There are many practices aside from “calling your particles home” that can serve as tools for cultivating presence, including meditation, free movement, and asana to mention a few. A lot has been written about these practices and their correlation with harnessing presence and cultivating well-being. What was new and what is most interesting to me is the unfamiliarity of trying to put words to the felt experience of being a human being. Why is it so challenging to describe what is feels like to occupy a human body? The human body is my vehicle for experiencing the world, and yet, bringing my attention to the felt experience of it, for the purpose of anchoring my presence in it, and then offering that experience in the form of raw, sensory data is impossibly hard. It’s being asked to put words to an experience that is so much bigger than words. As soon as I attempt to name it, the description immediately misses the mark. As soon as the words emerge in my mind, they slip through my fingers. But for twelve days, I tried. The group-mind attempted to build and share language to describe the felt sense of being fully “online”: warm, tingly, pulsating, viscous, honey-like, vibrant, electrical. Turns out there are no words—in English, German, Dutch, Italian, French, or Norwegian—that fully capture the feeling of presence.

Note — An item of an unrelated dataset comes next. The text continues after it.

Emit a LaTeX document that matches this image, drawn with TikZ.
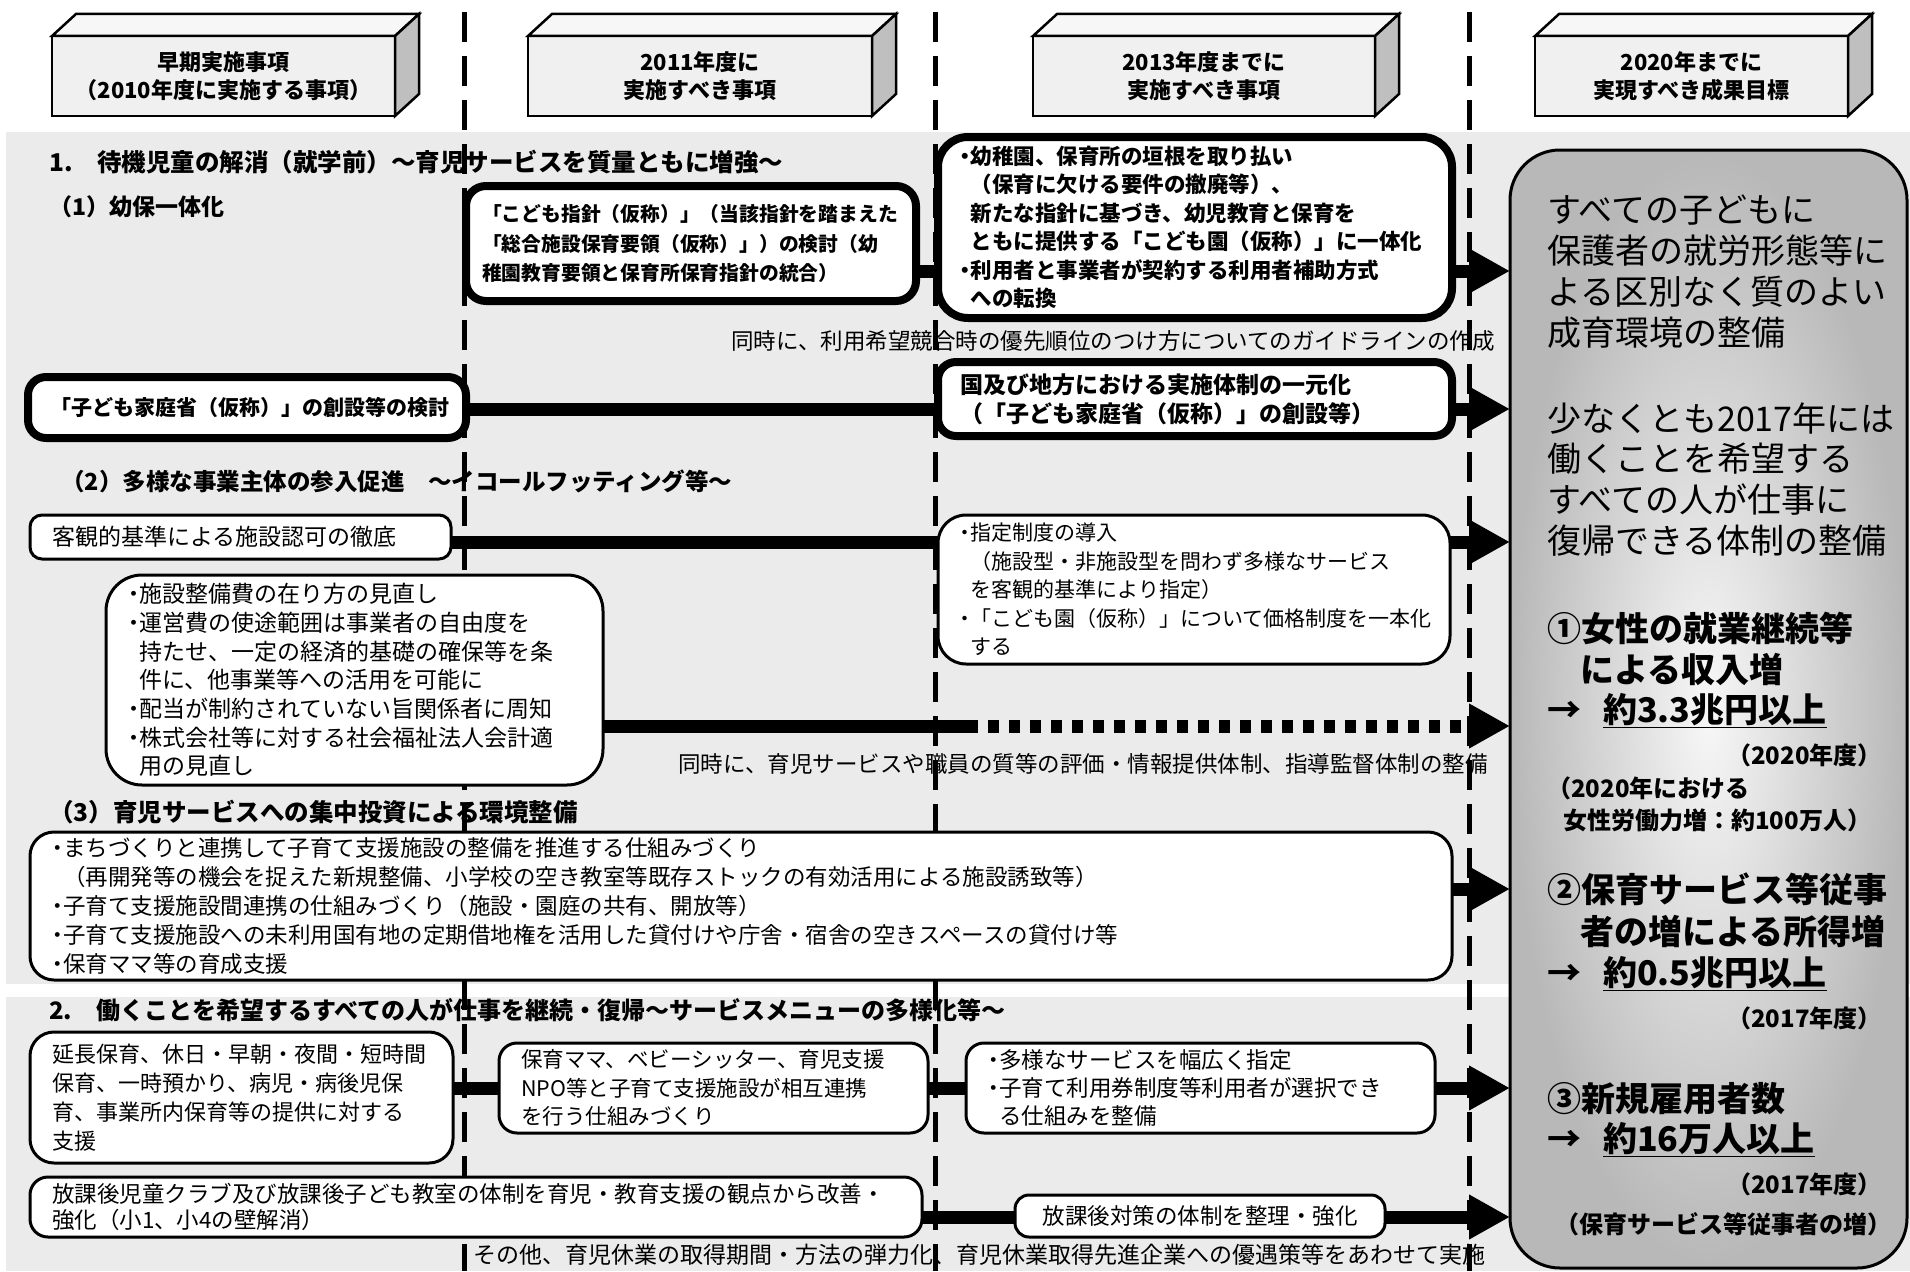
\documentclass[tikz,border=0pt]{standalone}
\usepackage{fontspec}
\setmainfont{Noto Sans CJK JP}
\usetikzlibrary{arrows.meta, calc, positioning}
\pgfdeclarelayer{back}
\pgfsetlayers{back,main}
\newcommand{\setfs}[2]{\fontsize{#1pt}{#2pt}\selectfont}
\newcommand{\bli}{\makebox[0.5em][c]{・}}
\newcommand{\bind}{\hspace*{0.5em}}

\begin{document}
\begin{tikzpicture}[x=1pt, y=-1pt]

\tikzset{
  % plain and heavy boxes
  tbox/.style={draw, fill=white, line width=3pt, rounded corners=16pt,
    anchor=north west, align=left, inner xsep=22pt, inner ysep=0pt, outer sep=0pt},
  kbox/.style={tbox, line width=8pt, rounded corners=24pt},
  hdbox/.style={draw, line width=2.5pt, fill=black!6, anchor=north west, align=center,
    minimum height=80pt, outer sep=0pt, font=\setfs{22}{28}\bfseries},
  heading/.style={anchor=west, inner sep=0pt, font=\setfs{24}{28}\bfseries},
  note/.style={anchor=west, inner sep=0pt, font=\setfs{22.5}{28}},
  goaltxt/.style={anchor=west, inner sep=0pt},
  % connectors
  link/.style={line width=13pt},
  arr/.style={link, -{Triangle[length=41pt, width=42pt]}},
  sepline/.style={line width=5pt, dash pattern=on 30pt off 14pt},
}

\useasboundingbox (0,0) rectangle (1910,1271);

% column heads
\node[hdbox, minimum width=343pt] (hd1) at (52,36) {早期実施事項\\（2010年度に実施する事項）};
\node[hdbox, minimum width=344pt] (hd2) at (528,36) {2011年度に\\実施すべき事項};
\node[hdbox, minimum width=342pt] (hd3) at (1033,36) {2013年度までに\\実施すべき事項};
\node[hdbox, minimum width=313pt] (hd4) at (1535,36) {2020年までに\\実現すべき成果目標};
\foreach \h in {hd1,hd2,hd3,hd4}{
  \draw[line width=2.5pt, fill=black!3] (\h.north west) -- ++(24,-22)
    -- ($(\h.north east)+(24,-22)$) -- (\h.north east) -- cycle;
  \draw[line width=2.5pt, fill=black!25] (\h.north east) -- ++(24,-22)
    -- ($(\h.south east)+(24,-22)$) -- (\h.south east) -- cycle;
}

% goal column
\node[draw, line width=3pt, rounded corners=50pt, inner color=black!3, outer color=black!28,
  minimum width=397pt, minimum height=1118pt, anchor=north west, outer sep=0pt] (goal) at (1510,150) {};
\foreach \y/\t in {210/すべての子どもに, 251/保護者の就労形態等に, 292/よる区別なく質のよい,
  333/成育環境の整備, 419/少なくとも2017年には, 459/働くことを希望する,
  500/すべての人が仕事に, 541/復帰できる体制の整備}
  \node[goaltxt, font=\setfs{34}{40}] (gt\y) at (1547,\y) {\t};
\foreach \x/\y/\t in {1547/628/①女性の就業継続等, 1580/669/による収入増,
  1547/711/{→\hspace{22pt}\underline{約3.3兆円以上}},
  1547/889/②保育サービス等従事, 1580/932/者の増による所得増,
  1547/974/{→\hspace{22pt}\underline{約0.5兆円以上}},
  1547/1099/③新規雇用者数, 1547/1140/{→\hspace{22pt}\underline{約16万人以上}}}
  \node[goaltxt, font=\setfs{34}{40}\bfseries] (gb\y) at (\x,\y) {\t};
\foreach \x/\y/\t in {1547/788/（2020年における, 1563/820/女性労働力増：約100万人）,
  1555/1224/（保育サービス等従事者の増）}
  \node[goaltxt, font=\setfs{24}{28}\bfseries] (gs\y) at (\x,\y) {\t};
\foreach \y/\t in {755/（2020年度）, 1018/（2017年度）, 1184/（2017年度）}
  \node[goaltxt, anchor=east, font=\setfs{24}{28}\bfseries] (gy\y) at (1882,\y) {\t};

% section titles and notes
\node[heading, font=\setfs{24.5}{28}\bfseries] (sec1) at (49,162) {1.　待機児童の解消（就学前）～育児サービスを質量ともに増強～};
\node[heading, font=\setfs{23}{28}\bfseries] (sub1) at (49,207) {（1）幼保一体化};
\node[heading, font=\setfs{23.5}{28}\bfseries] (sub2) at (61,481) {（2）多様な事業主体の参入促進　～イコールフッティング等～};
\node[heading, font=\setfs{24.5}{28}\bfseries] (sub3) at (49,812) {（3）育児サービスへの集中投資による環境整備};
\node[heading] (sec2) at (49,1010) {2.　働くことを希望するすべての人が仕事を継続・復帰～サービスメニューの多様化等～};
\node[note] (nt1) at (731,341) {同時に、利用希望競合時の優先順位のつけ方についてのガイドラインの作成};
\node[note] (nt2) at (678,764) {同時に、育児サービスや職員の質等の評価・情報提供体制、指導監督体制の整備};
\node[note, font=\setfs{23}{28}] (nt3) at (473,1255) {その他、育児休業の取得期間・方法の弾力化、育児休業取得先進企業への優遇策等をあわせて実施};

% (1)
\node[kbox, inner xsep=16pt, text width=418pt, minimum height=115pt, rounded corners=20pt,
  font=\setfs{19.8}{29.5}\bfseries] (A) at (466,186)
  {「こども指針（仮称）」（当該指針を踏まえた\\「総合施設保育要領（仮称）」）の検討（幼\\稚園教育要領と保育所保育指針の統合）};
\node[kbox, text width=470pt, minimum height=181pt, rounded corners=30pt,
  font=\setfs{21.5}{28.5}\bfseries] (B) at (938,137)
  {\bli{}幼稚園、保育所の垣根を取り払い\\\bind{}（保育に欠ける要件の撤廃等）、\\
   \bind{}新たな指針に基づき、幼児教育と保育を\\\bind{}ともに提供する「こども園（仮称）」に一体化\\
   \bli{}利用者と事業者が契約する利用者補助方式\\\bind{}への転換};
\node[kbox, text width=394pt, minimum height=61pt, rounded corners=18pt,
  font=\setfs{21}{28}\bfseries] (C) at (28,377) {「子ども家庭省（仮称）」の創設等の検討};
\node[kbox, text width=470pt, minimum height=74pt, rounded corners=18pt,
  font=\setfs{23}{29}\bfseries] (D) at (938,362)
  {国及び地方における実施体制の一元化\\（「子ども家庭省（仮称）」の創設等）};

% (2)
\node[tbox, text width=377pt, minimum height=44pt, rounded corners=12pt,
  font=\setfs{23}{28}] (E) at (30,515) {客観的基準による施設認可の徹底};
\node[tbox, text width=468pt, minimum height=149pt, rounded corners=28pt,
  font=\setfs{21}{28.5}] (F) at (938,515)
  {\bli{}指定制度の導入\\\bind{}（施設型・非施設型を問わず多様なサービス\\\bind{}を客観的基準により指定）\\
   \bli{}「こども園（仮称）」について価格制度を一本化\\\bind{}する};
\node[tbox, text width=453pt, minimum height=210pt, rounded corners=36pt,
  font=\setfs{23}{28.7}] (G) at (106,575)
  {\bli{}施設整備費の在り方の見直し\\\bli{}運営費の使途範囲は事業者の自由度を\\
   \bind{}持たせ、一定の経済的基礎の確保等を条\\\bind{}件に、他事業等への活用を可能に\\
   \bli{}配当が制約されていない旨関係者に周知\\\bli{}株式会社等に対する社会福祉法人会計適\\
   \bind{}用の見直し};

% (3)
\node[tbox, text width=1378pt, minimum height=148pt, rounded corners=24pt,
  font=\setfs{22.5}{29}] (H) at (30,832)
  {\bli{}まちづくりと連携して子育て支援施設の整備を推進する仕組みづくり\\
   \bind{}（再開発等の機会を捉えた新規整備、小学校の空き教室等既存ストックの有効活用による施設誘致等）\\
   \bli{}子育て支援施設間連携の仕組みづくり（施設・園庭の共有、開放等）\\
   \bli{}子育て支援施設への未利用国有地の定期借地権を活用した貸付けや庁舎・宿舎の空きスペースの貸付け等\\
   \bli{}保育ママ等の育成支援};

% 2.
\node[tbox, text width=379pt, minimum height=131pt, rounded corners=24pt,
  font=\setfs{22}{29}] (I) at (30,1032)
  {延長保育、休日・早朝・夜間・短時間\\保育、一時預かり、病児・病後児保\\育、事業所内保育等の提供に対する\\支援};
\node[tbox, text width=385pt, minimum height=90pt, rounded corners=18pt,
  font=\setfs{21.5}{28.5}] (J) at (499,1043)
  {保育ママ、ベビーシッター、育児支援\\NPO等と子育て支援施設が相互連携\\を行う仕組みづくり};
\node[tbox, text width=425pt, minimum height=90pt, rounded corners=18pt,
  font=\setfs{22.5}{28}] (K) at (966,1043)
  {\bli{}多様なサービスを幅広く指定\\\bli{}子育て利用券制度等利用者が選択でき\\\bind{}る仕組みを整備};
\node[tbox, text width=848pt, minimum height=60pt, rounded corners=18pt,
  font=\setfs{22.5}{26}] (L) at (30,1177)
  {放課後児童クラブ及び放課後子ども教室の体制を育児・教育支援の観点から改善・\\強化（小1、小4の壁解消）};
\node[tbox, text width=326pt, minimum height=42pt, align=center, rounded corners=14pt,
  font=\setfs{22.5}{26}] (M) at (1015,1195) {放課後対策の体制を整理・強化};

% rows of the connectors
\coordinate (r1) at (0,271);
\coordinate (r2) at (0,409);
\coordinate (r3) at (0,542);
\coordinate (r4) at (0,726);
\coordinate (r5) at (0,889);
\coordinate (r6) at (0,1088);
\coordinate (r7) at (0,1217);
\coordinate (gsw) at (967,726);

\begin{pgfonlayer}{back}
  \fill[white] (0,0) rectangle (1910,1271);
  \fill[black!8] (6,132) rectangle (1910,984);
  \fill[black!8] (6,997) rectangle (1910,1271);
  \foreach \x in {464,935,1469}
    \draw[sepline] (\x,12) -- (\x,1271);

  \draw[link] (A.east |- r1) -- (B.west |- r1);
  \draw[arr] (B.east |- r1) -- (goal.west |- r1);
  \draw[link] (C.east |- r2) -- (D.west |- r2);
  \draw[arr] (D.east |- r2) -- (goal.west |- r2);
  \draw[link] (E.east |- r3) -- (F.west |- r3);
  \draw[arr] (F.east |- r3) -- (goal.west |- r3);
  \draw[link] (G.east |- r4) -- (gsw);
  \draw[arr, dash pattern=on 11pt off 10pt] (gsw) -- (goal.west |- r4);
  \draw[arr] (H.east |- r5) -- (goal.west |- r5);
  \draw[link] (I.east |- r6) -- (J.west |- r6);
  \draw[link] (J.east |- r6) -- (K.west |- r6);
  \draw[arr] (K.east |- r6) -- (goal.west |- r6);
  \draw[link] (L.east |- r7) -- (M.west |- r7);
  \draw[arr] (M.east |- r7) -- (goal.west |- r7);
\end{pgfonlayer}

\end{tikzpicture}
\end{document}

And maybe that’s the most valuable practice when it comes to learning and teaching presence: the challenge of sharing and discussing the feeling of embodiment in words. It’s puzzling to me that human beings have existed in the body that closely resembles the body we know for approximately 300,000 years, and the anatomy of homo sapiens has supported speech for over 100,000 years, and yet, we don’t have the words to describe the felt sense of our own humanness. 

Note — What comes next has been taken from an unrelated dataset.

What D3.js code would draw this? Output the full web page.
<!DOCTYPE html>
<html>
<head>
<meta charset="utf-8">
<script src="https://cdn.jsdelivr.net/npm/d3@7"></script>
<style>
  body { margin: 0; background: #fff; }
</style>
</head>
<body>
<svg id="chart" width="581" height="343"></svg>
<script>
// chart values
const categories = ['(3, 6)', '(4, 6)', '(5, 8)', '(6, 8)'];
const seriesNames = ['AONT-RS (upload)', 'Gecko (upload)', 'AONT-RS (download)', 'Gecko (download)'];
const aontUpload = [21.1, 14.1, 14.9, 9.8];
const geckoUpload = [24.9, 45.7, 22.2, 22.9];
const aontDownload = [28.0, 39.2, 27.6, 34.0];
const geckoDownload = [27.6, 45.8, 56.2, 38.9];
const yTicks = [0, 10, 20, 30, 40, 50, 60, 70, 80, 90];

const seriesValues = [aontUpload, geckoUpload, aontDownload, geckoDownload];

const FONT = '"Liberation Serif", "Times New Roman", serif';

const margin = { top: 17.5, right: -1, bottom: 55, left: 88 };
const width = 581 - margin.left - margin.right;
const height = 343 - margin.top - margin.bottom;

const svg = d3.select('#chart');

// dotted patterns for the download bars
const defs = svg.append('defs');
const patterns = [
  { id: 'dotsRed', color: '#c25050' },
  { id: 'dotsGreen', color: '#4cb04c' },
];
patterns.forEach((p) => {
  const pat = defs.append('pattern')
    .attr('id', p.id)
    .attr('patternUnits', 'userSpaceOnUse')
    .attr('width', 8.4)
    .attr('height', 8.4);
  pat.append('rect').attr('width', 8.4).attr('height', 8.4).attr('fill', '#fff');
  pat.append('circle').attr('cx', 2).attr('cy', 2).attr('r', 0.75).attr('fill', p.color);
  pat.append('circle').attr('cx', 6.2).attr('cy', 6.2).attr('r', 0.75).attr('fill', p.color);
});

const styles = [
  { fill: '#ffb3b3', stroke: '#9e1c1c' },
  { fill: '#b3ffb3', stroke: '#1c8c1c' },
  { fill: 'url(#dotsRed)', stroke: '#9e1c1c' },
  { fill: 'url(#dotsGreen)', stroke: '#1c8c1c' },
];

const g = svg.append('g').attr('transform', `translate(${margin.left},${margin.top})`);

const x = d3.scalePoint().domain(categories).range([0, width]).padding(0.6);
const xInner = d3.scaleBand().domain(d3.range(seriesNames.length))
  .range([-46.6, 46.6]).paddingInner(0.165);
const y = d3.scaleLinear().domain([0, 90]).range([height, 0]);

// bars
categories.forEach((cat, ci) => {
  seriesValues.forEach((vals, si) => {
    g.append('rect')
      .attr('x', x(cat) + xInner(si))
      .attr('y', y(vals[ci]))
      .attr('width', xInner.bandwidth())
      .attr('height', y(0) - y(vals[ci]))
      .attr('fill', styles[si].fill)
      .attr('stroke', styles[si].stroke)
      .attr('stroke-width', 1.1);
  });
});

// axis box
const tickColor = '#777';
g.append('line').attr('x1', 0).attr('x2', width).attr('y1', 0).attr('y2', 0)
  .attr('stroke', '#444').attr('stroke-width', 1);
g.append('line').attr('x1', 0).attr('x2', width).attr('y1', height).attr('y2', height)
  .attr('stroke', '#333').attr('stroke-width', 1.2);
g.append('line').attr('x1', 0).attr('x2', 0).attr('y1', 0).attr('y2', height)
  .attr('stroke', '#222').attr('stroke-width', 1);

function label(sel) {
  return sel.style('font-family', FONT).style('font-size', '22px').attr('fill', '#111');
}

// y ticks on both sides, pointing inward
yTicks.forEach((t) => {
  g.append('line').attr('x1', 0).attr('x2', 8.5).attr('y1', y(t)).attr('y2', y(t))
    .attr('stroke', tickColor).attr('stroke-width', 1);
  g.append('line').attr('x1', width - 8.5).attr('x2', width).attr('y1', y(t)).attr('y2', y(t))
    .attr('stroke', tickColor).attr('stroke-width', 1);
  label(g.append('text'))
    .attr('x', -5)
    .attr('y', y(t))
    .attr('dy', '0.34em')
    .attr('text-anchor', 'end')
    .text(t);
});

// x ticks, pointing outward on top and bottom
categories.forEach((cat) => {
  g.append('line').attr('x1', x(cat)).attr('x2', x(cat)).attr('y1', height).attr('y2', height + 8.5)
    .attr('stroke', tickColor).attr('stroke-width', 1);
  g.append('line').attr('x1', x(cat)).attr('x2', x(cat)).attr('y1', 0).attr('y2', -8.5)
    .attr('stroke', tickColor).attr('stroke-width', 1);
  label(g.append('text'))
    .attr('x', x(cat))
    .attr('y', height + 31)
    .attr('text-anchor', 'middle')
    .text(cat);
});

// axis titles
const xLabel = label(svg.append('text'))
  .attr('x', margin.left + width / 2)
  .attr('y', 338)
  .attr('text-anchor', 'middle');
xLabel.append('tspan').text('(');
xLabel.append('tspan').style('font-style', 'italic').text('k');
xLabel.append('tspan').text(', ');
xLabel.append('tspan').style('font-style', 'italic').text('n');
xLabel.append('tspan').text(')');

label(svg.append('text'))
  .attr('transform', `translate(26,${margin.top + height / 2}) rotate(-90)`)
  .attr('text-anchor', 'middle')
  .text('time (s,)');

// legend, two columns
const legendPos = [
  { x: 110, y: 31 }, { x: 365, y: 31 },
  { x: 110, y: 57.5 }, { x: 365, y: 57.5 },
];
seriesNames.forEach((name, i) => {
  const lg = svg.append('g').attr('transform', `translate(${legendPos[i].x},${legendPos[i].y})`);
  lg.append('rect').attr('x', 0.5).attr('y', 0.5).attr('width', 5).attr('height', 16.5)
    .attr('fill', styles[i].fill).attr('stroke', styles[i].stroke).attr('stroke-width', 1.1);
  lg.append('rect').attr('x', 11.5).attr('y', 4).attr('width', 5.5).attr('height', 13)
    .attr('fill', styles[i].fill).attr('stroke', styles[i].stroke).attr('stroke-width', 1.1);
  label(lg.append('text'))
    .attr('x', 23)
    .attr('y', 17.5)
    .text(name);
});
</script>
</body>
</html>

How exciting it is that we can work on this! Even if it’s an impossible, illusive task, there is gold in the process of trying. Attempting to match words with felt experience means that by way of our own curiosity and attention we can fascinate ourselves into presence. Our insistence that this work is important, and our commitment to the effort, will inevitably help us turn-up the lights. Because the only way to reach for the words is to drop-in. The only place to look for the language is by meeting the felt sense inside our bodies. Maybe then, the best way to teach presence to begin with Dr. Lyons’ questions, “What pieces of you feel ‘here’ right now?” And, “How do you know?” 

Many times I have asked students, “What does empathy look like? Sound like?” But, never have I asked, “What does empathy feel like?” It takes time to dive into the felt experience of empathy, and no time at all to intellectualize it by firing-off an old thought or generating a new one. But before conceptualizing it, what if we were to go feel for it? It is the digging for sensory feedback that illuminates our humanness and enables us to anchor into it. 

Really
 step into our own shoes. That is how we will learn to empathize.